Qu’en est-il de l’augmentation exagérée des indemnités qui a également été relevée ?

C’est depuis que le Président a augmenté les salaires et indemnités de tout ce qui est député, membre du Conseil économique, social et environnemental (Cese)… Je ne vois pas une augmentation du côté des fonctionnaires qui mérite d’être commentée. Même la baisse des impôts était insignifiante parce que ça ne faisait pas 29 milliards de FCfa toute l’année, ça doit être l’équivalent de 2 milliards par mois, et c’est pour cela que ça n’a pas porté ses fruits. Et c’est la même chose avec la baisse de 100 FCfa du prix du carburant, quand l’Etat perd presque 100 milliards de FCfa dans une baisse qui ne lui rapporte absolument rien, n’ayant aucune conséquence économique et sociale, parce que les entreprises n’en bénéficient pas et les populations continuent de payer les mêmes prix pour le transport. Voilà ce que j’appelle des erreurs de casting. Pour moi, c’est une fausse route, ils sont en train de faire de la politique politicienne.

Le chômage, le sous-emploi et la hausse de la pauvreté ont aussi été pointés du doigt par la Bm

Mais c’est ce que la directrice du Fonds monétaire (Fmi) avait dit à l’Assemblée nationale de façon voilée. Selon elle, le secteur informel est le grenier de l’économie sénégalaise, il faudrait l’organiser et peut-être aller y chercher le bénéfice fiscal. Il sera difficile d’enrayer le chômage parce que la croissance n’est pas porteuse de progrès social ou économique. Quand la croissance vient de grandes entreprises qui ont atteint leurs limites de développement, c’est-à-dire qui font des profits sans réinvestir, cette croissance ne sert à personne. Si la croissance était le fait de Pme ou de petites entreprises de Baol-baol qu’on encadre et finance, ces entreprises pourraient se développer et recruter des personnes. C’est ce qui devait être à la base du développement du Sénégal. Raison pour laquelle je dis que c’est une mauvaise politique qui est en cause.

Au vu de tout cela, pensez-vous que le taux de croissance de 7% projeté dans le Pse pourra être atteint ?
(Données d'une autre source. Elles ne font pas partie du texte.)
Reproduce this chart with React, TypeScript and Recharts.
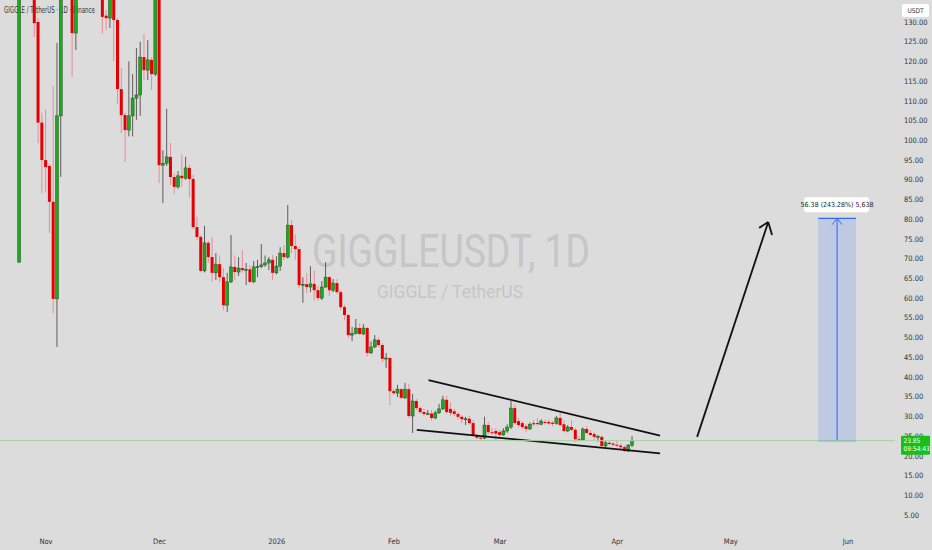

Ce sera difficile d’atteindre 7% en deux ans, mais si on continue sur cette lancée, même si on atteint un taux de 6%, les Sénégalais ne verront pas les fruits de cette croissance. Ce sera toujours au bénéfice des grandes entreprises, qui multiplient leurs bénéfices et augmentent notre croissance de façon artificielle. Les 70% des populations qui sont au bas de l’échelle ne sentiront absolument rien de cette croissance. Si on ne change pas d’optique politique, la croissance n’aura aucune signification pour le peuple. A mon avis, ils ont démarré une politique à laquelle ils ont accolé le Pse, qui souffre de contenu, et eux-mêmes peinent à le comprendre. Ou alors ils ont des problèmes de mise à niveau de ce Pse.